Take the lines beginning with the one that contains "Output the web" and ending with the one that contains "Fert. Cons. (metric", and set them down exactly. Omit all pictures.

··· RECORDS FOR PROCESSING ···

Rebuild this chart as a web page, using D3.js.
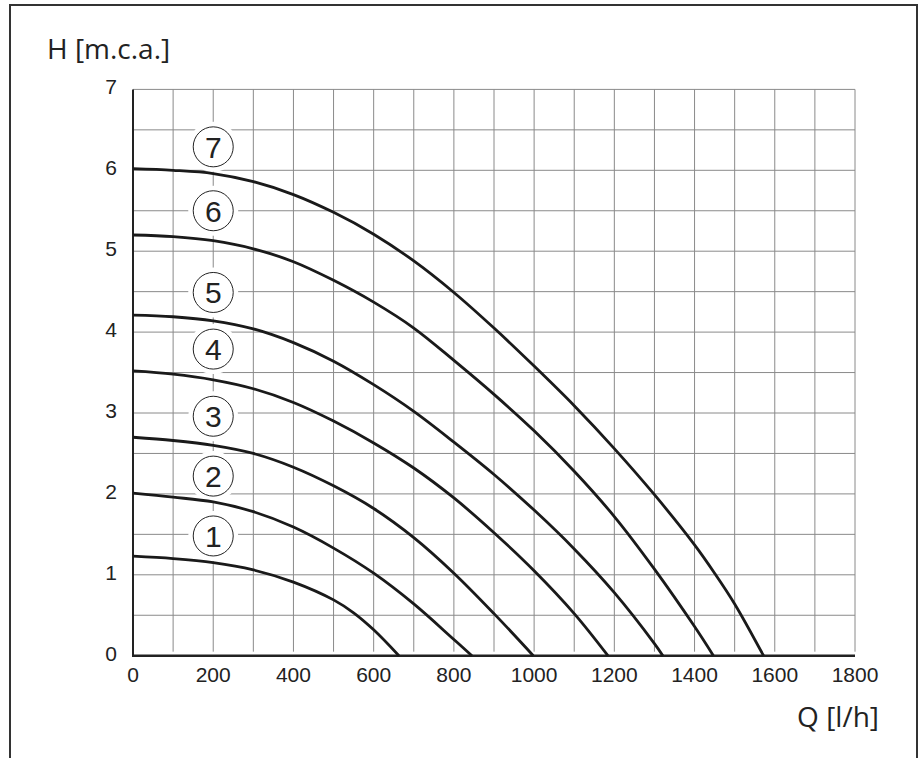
<!DOCTYPE html>
<html>
<head>
<meta charset="utf-8">
<script src="https://cdn.jsdelivr.net/npm/d3@7"></script>
<style>
  body { margin: 0; background: #fff; }
  svg { display: block; }
  .tick-label { font-family: "Liberation Sans", Arial, sans-serif; font-size: 21px; fill: #222; }
  .axis-title { font-family: "Open Sans", sans-serif; font-size: 28px; fill: #222; }
  .speed-label { font-family: "Liberation Sans", Arial, sans-serif; font-size: 30px; fill: #222; }
</style>
</head>
<body>
<svg id="chart"></svg>
<script>
// Pump curves, head H [m.c.a.] against flow Q [l/h], one per speed setting
const speed1 = [[0,1.23],[100,1.2],[200,1.15],[300,1.06],[400,0.91],[500,0.69],[550,0.53],[600,0.32],[663,0]];
const speed2 = [[0,2.01],[100,1.96],[200,1.9],[300,1.78],[400,1.59],[500,1.33],[600,1.02],[700,0.64],[800,0.2],[845,0]];
const speed3 = [[0,2.7],[100,2.66],[200,2.6],[300,2.5],[400,2.33],[500,2.1],[600,1.82],[700,1.46],[800,1.02],[900,0.52],[998,0]];
const speed4 = [[0,3.52],[100,3.48],[200,3.41],[300,3.3],[400,3.13],[500,2.9],[600,2.63],[700,2.32],[800,1.95],[900,1.52],[1000,1.05],[1100,0.52],[1184,0]];
const speed5 = [[0,4.21],[100,4.19],[200,4.14],[300,4.04],[400,3.87],[500,3.64],[600,3.35],[700,3.02],[800,2.64],[900,2.24],[1000,1.8],[1100,1.32],[1200,0.78],[1300,0.15],[1321,0]];
const speed6 = [[0,5.2],[100,5.18],[200,5.13],[300,5.03],[400,4.87],[500,4.64],[600,4.37],[700,4.05],[800,3.65],[900,3.23],[1000,2.78],[1100,2.28],[1200,1.72],[1300,1.07],[1400,0.36],[1447,0]];
const speed7 = [[0,6.02],[100,6.0],[200,5.96],[300,5.86],[400,5.7],[500,5.48],[600,5.21],[700,4.88],[800,4.49],[900,4.05],[1000,3.58],[1100,3.09],[1200,2.56],[1300,1.99],[1400,1.37],[1450,1.02],[1500,0.64],[1572,0]];

const curves = [speed1, speed2, speed3, speed4, speed5, speed6, speed7];

// circled speed numbers, placed at Q = 200
const labelNames = ['1', '2', '3', '4', '5', '6', '7'];
const labelHeads = [1.48, 2.22, 2.96, 3.79, 4.49, 5.5, 6.29];
const labelFlow = 200;

const xTicks = [0, 200, 400, 600, 800, 1000, 1200, 1400, 1600, 1800];
const yTicks = [0, 1, 2, 3, 4, 5, 6, 7];

const width = 921, height = 758;

const svg = d3.select('#chart')
    .attr('width', width)
    .attr('height', height);

// outer frame (open at the bottom)
svg.append('path')
    .attr('d', `M10,${height + 5}V5H917V${height + 5}`)
    .attr('fill', 'none')
    .attr('stroke', '#333')
    .attr('stroke-width', 2);

const x = d3.scaleLinear().domain([0, 1800]).range([133, 855]);
const y = d3.scaleLinear().domain([0, 7]).range([655.7, 89.4]);

// grid: every 100 l/h and every 0.5 m
const grid = svg.append('g').attr('stroke', '#8a8a8a').attr('stroke-width', 1);
grid.selectAll('.vgrid')
    .data(d3.range(100, 1801, 100))
  .join('line')
    .attr('class', 'vgrid')
    .attr('x1', d => x(d)).attr('x2', d => x(d))
    .attr('y1', y(7)).attr('y2', y(0) - 4);
grid.selectAll('.hgrid')
    .data(d3.range(0.5, 7.01, 0.5))
  .join('line')
    .attr('class', 'hgrid')
    .attr('x1', x(0)).attr('x2', x(1800))
    .attr('y1', d => y(d)).attr('y2', d => y(d));

// white halo round the circled numbers hides the grid
const labels = labelNames.map((t, i) => ({text: t, h: labelHeads[i]}));
svg.selectAll('.halo')
    .data(labels)
  .join('circle')
    .attr('class', 'halo')
    .attr('cx', x(labelFlow))
    .attr('cy', d => y(d.h))
    .attr('r', 25)
    .attr('fill', '#fff');

// axes
svg.append('line')
    .attr('x1', x(0)).attr('x2', x(0))
    .attr('y1', y(7)).attr('y2', y(0) + 1)
    .attr('stroke', '#222').attr('stroke-width', 2);
svg.append('line')
    .attr('x1', x(0) - 1).attr('x2', x(1800))
    .attr('y1', y(0)).attr('y2', y(0))
    .attr('stroke', '#222').attr('stroke-width', 2.5);

// tick labels
svg.selectAll('.ylab')
    .data(yTicks)
  .join('text')
    .attr('class', 'tick-label ylab')
    .attr('x', 117)
    .attr('y', d => y(d) + 5)
    .attr('text-anchor', 'end')
    .text(d => d);

svg.selectAll('.xlab')
    .data(xTicks)
  .join('text')
    .attr('class', 'tick-label xlab')
    .attr('x', d => x(d))
    .attr('y', 682)
    .attr('text-anchor', 'middle')
    .text(d => d);

// axis titles
svg.append('text')
    .attr('class', 'axis-title')
    .attr('x', 47)
    .attr('y', 59)
    .text('H [m.c.a.]');

svg.append('text')
    .attr('class', 'axis-title')
    .attr('x', 879)
    .attr('y', 727)
    .attr('text-anchor', 'end')
    .text('Q [l/h]');

// pump curves
const line = d3.line()
    .x(d => x(d[0]))
    .y(d => y(d[1]))
    .curve(d3.curveCatmullRom.alpha(0.5));

svg.selectAll('.curve')
    .data(curves)
  .join('path')
    .attr('class', 'curve')
    .attr('d', line)
    .attr('fill', 'none')
    .attr('stroke', '#1a1a1a')
    .attr('stroke-width', 2.8);

// circled numbers
const marks = svg.selectAll('.speed')
    .data(labels)
  .join('g')
    .attr('class', 'speed')
    .attr('transform', d => `translate(${x(labelFlow)},${y(d.h)})`);

marks.append('circle')
    .attr('r', 20)
    .attr('fill', '#fff')
    .attr('stroke', '#222')
    .attr('stroke-width', 1);

marks.append('text')
    .attr('class', 'speed-label')
    .attr('text-anchor', 'middle')
    .attr('y', 11)
    .text(d => d.text);
</script>
</body>
</html>
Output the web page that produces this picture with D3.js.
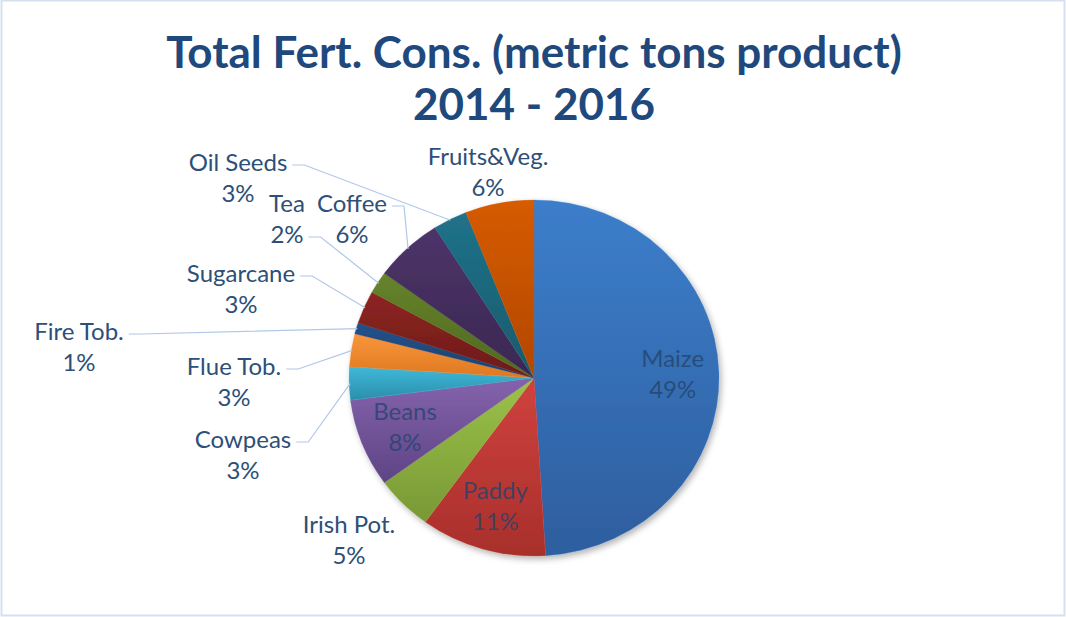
<!DOCTYPE html>
<html>
<head>
<meta charset="utf-8">
<script src="https://cdn.jsdelivr.net/npm/d3@7"></script>
<style>
  body { margin: 0; background: #fff; }
  #piechart { width: 1066px; height: 617px; }
</style>
</head>
<body>
<div id="piechart"></div>
<script>
// === Data ===
const categories = ["Maize", "Paddy", "Irish Pot.", "Beans", "Cowpeas", "Flue Tob.",
  "Fire Tob.", "Sugarcane", "Tea", "Coffee", "Oil Seeds", "Fruits&Veg."];
const shares = [49, 11, 5, 8, 3, 3, 1, 3, 2, 6, 3, 6];
const colorTop = ["#3c7ecb", "#d0423e", "#9cc24a", "#8463ac", "#40b8d9", "#f9963b",
  "#23528a", "#8e2522", "#66842b", "#4d3469", "#20728a", "#d65b00"];
const colorBottom = ["#2e5e9e", "#a82f2b", "#789835", "#5e4485", "#2a8eab", "#de7820",
  "#1c416f", "#6c1a18", "#4e6720", "#3a2751", "#185a6c", "#b24700"];
const titleLines = ["Total Fert. Cons. (metric tons product)", "2014 - 2016"];

// label layout for labels outside the pie (text centre, first baseline, leader line row)
const outsideLabels = {
  "Irish Pot.": { x: 349, y: 533, leader: null },
  "Cowpeas": { x: 243, y: 448, leader: 0 },
  "Flue Tob.": { x: 234, y: 375, leader: 0 },
  "Fire Tob.": { x: 79, y: 340, leader: 0 },
  "Sugarcane": { x: 241, y: 282, leader: 0 },
  "Tea": { x: 287, y: 212, leader: 1 },
  "Coffee": { x: 352, y: 212, leader: 0 },
  "Oil Seeds": { x: 238, y: 171, leader: 0 },
  "Fruits&Veg.": { x: 488, y: 165, leader: null }
};

const W = 1066, H = 617;
const cx = 534, cy = 378, radius = 178, stretchX = 185 / 178;
const textColor = "#2d4f78";

const svg = d3.select("#piechart")
  .append("svg")
  .attr("width", W)
  .attr("height", H)
  .style("font-family", "Lato, 'Open Sans', sans-serif");

const defs = svg.append("defs");

// chart area border
svg.append("rect")
  .attr("x", 1.5).attr("y", 0.5)
  .attr("width", W - 3).attr("height", H - 2)
  .attr("fill", "#fff")
  .attr("stroke", "#d6e1f0")
  .attr("stroke-width", 2);

// === Title ===
svg.append("g")
  .selectAll("text")
  .data(titleLines)
  .join("text")
  .attr("x", 534)
  .attr("y", (d, i) => 68 + i * 52)
  .attr("text-anchor", "middle")
  .style("font-size", "44px")
  .style("font-weight", "bold")
  .style("fill", "#1f497d")
  .text((d) => d);

// === Pie ===
const data = categories.map((c, i) => ({ name: c, value: shares[i], i }));
const pie = d3.pie().value((d) => d.value).sort(null);
const arcs = pie(data);
const arc = d3.arc().innerRadius(0).outerRadius(radius);

arcs.forEach((a, i) => {
  const grad = defs.append("linearGradient")
    .attr("id", "g" + i)
    .attr("x1", 0).attr("y1", 0).attr("x2", 0).attr("y2", 1);
  grad.append("stop").attr("offset", "0%").attr("stop-color", colorTop[i]);
  grad.append("stop").attr("offset", "100%").attr("stop-color", colorBottom[i]);
});

const shadow = defs.append("filter").attr("id", "shadow")
  .attr("x", "-10%").attr("y", "-10%").attr("width", "120%").attr("height", "120%");
shadow.append("feDropShadow")
  .attr("dx", 2).attr("dy", 3).attr("stdDeviation", 3)
  .attr("flood-color", "#000").attr("flood-opacity", 0.3);

const pieG = svg.append("g")
  .attr("transform", `translate(${cx},${cy}) scale(${stretchX},1)`)
  .attr("filter", "url(#shadow)");

pieG.selectAll("path")
  .data(arcs)
  .join("path")
  .attr("d", arc)
  .attr("fill", (d, i) => `url(#g${i})`)
  .attr("stroke", (d, i) => colorTop[i])
  .attr("stroke-width", 0.3);

// point on the pie in page coordinates
function piePoint(angle, r) {
  return [cx + stretchX * r * Math.sin(angle), cy - r * Math.cos(angle)];
}

// === Labels ===
const labelG = svg.append("g");
const lineGap = 31;

arcs.forEach((a) => {
  const name = a.data.name;
  const lines = [name, a.data.value + "%"];
  const spot = outsideLabels[name];
  if (!spot) {
    // inside labels
    const mid = (a.startAngle + a.endAngle) / 2;
    const [px, py] = piePoint(mid, radius * 0.75);
    labelG.selectAll(null)
      .data(lines)
      .join("text")
      .attr("x", px)
      .attr("y", (d, j) => py - 7 + j * lineGap)
      .attr("text-anchor", "middle")
      .style("font-size", "24px")
      .style("fill", "#24446c")
      .style("fill-opacity", 0.8)
      .text((d) => d);
    return;
  }
  const texts = labelG.selectAll(null)
    .data(lines)
    .join("text")
    .attr("x", spot.x)
    .attr("y", (d, j) => spot.y + j * lineGap)
    .attr("text-anchor", "middle")
    .style("font-size", "24px")
    .style("fill", textColor)
    .text((d) => d);

  if (spot.leader !== null) {
    const node = texts.nodes()[spot.leader];
    const w = node.getComputedTextLength();
    const sx = spot.x + w / 2 + 5;
    const sy = spot.y + spot.leader * lineGap - 6;
    const mid = (a.startAngle + a.endAngle) / 2;
    const [ex, ey] = piePoint(mid, radius - 1);
    labelG.append("polyline")
      .attr("points", `${sx},${sy} ${sx + 12},${sy} ${ex},${ey}`)
      .attr("fill", "none")
      .attr("stroke", "#b0c8e8")
      .attr("stroke-width", 1.2);
  }
});
</script>
</body>
</html>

···

COMPLETED EXERCISE
Output the web page that produces this picture with D3.js.
<!DOCTYPE html>
<html>
<head>
<meta charset="utf-8">
<script src="https://cdn.jsdelivr.net/npm/d3@7"></script>
<style>
  body { margin: 0; background: #fff; }
  #piechart { width: 1066px; height: 617px; }
</style>
</head>
<body>
<div id="piechart"></div>
<script>
// === Data ===
const categories = ["Maize", "Paddy", "Irish Pot.", "Beans", "Cowpeas", "Flue Tob.",
  "Fire Tob.", "Sugarcane", "Tea", "Coffee", "Oil Seeds", "Fruits&Veg."];
const shares = [49, 11, 5, 8, 3, 3, 1, 3, 2, 6, 3, 6];
const colorTop = ["#3c7ecb", "#d0423e", "#9cc24a", "#8463ac", "#40b8d9", "#f9963b",
  "#23528a", "#8e2522", "#66842b", "#4d3469", "#20728a", "#d65b00"];
const colorBottom = ["#2e5e9e", "#a82f2b", "#789835", "#5e4485", "#2a8eab", "#de7820",
  "#1c416f", "#6c1a18", "#4e6720", "#3a2751", "#185a6c", "#b24700"];
const titleLines = ["Total Fert. Cons. (metric tons product)", "2014 - 2016"];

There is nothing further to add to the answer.